With this object in view, they would also try to induce the Hungarian Ministry of the Interior to give a negative reply to the Swiss proposal, by which the Jews registered for emigration would be concentrated in special camps. As far as this plan was concerned, Eichmann was considering - in the event of permission for emigration to Western countries - to prevent the progress of the transports by taking appropriate steps, for example on French territory."

Presiding Judge: Which were these exceptions? Were they Jews who had immigration certificates for Palestine?

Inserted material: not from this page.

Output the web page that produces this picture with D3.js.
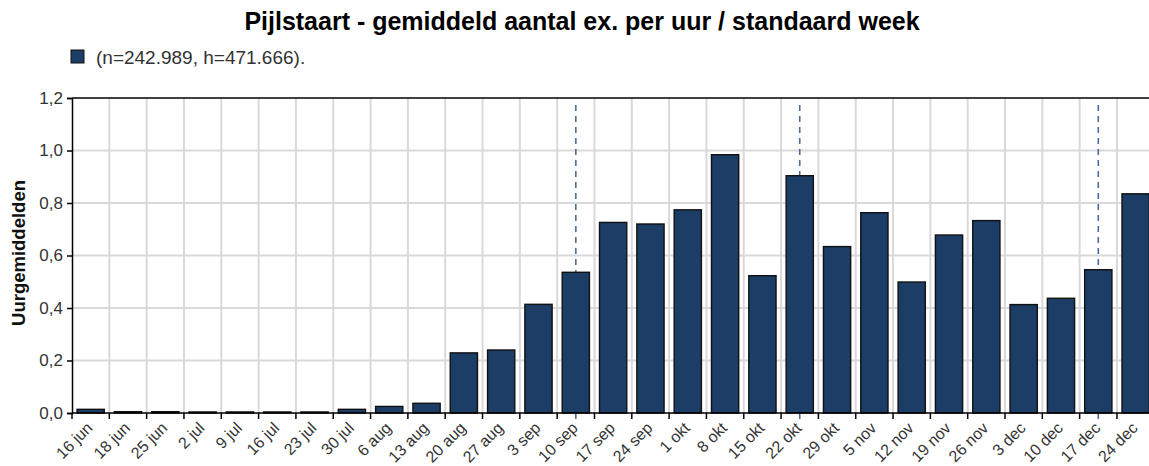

State Attorney Bach: That was simply a certain number which had been agreed upon. The Swiss Government - this is mentioned most specifically in the first paragraph of this document - had said that if such-and-such a number of families cross into Switzerland within the framework of certificates for Palestine which existed anyway, they would transfer them to Palestine. And it had then been agreed on the part of Veesenmayer - and we shall notice this again in the next documents - that if the Hungarian Government agreed to the deportation of the Jews of Budapest, they would be prepared to agree to the departure of that particular number of Jews for Switzerland. The Fuehrer consented to that. And then Eichmann appealed against this decision by the Fuehrer. He said that, if necessary, he would request a new decision from the Fuehrer which would change this decision. And if he did not obtain a change of the decision, he would endeavour, by means of administrative measures, to block the Fuehrer's decision through an immediate and speedy implementation of the deportation in such a way that it would be impossible to complete the formal arrangements for the transfer of the Jews to Switzerland. This document was shown to the Accused, and he reacts to it on page 1317.

Presiding Judge: This document will be marked T/1215.

State Attorney Bach: When we come to the part where the deportation must be carried out at speed, at such a pace that the people would not be able to complete the formal arrangements for their emigration, he says that the tempo "was determined by Endre and was so intense and so forceful that Auschwitz had great difficulty in coping suitably with all these transports."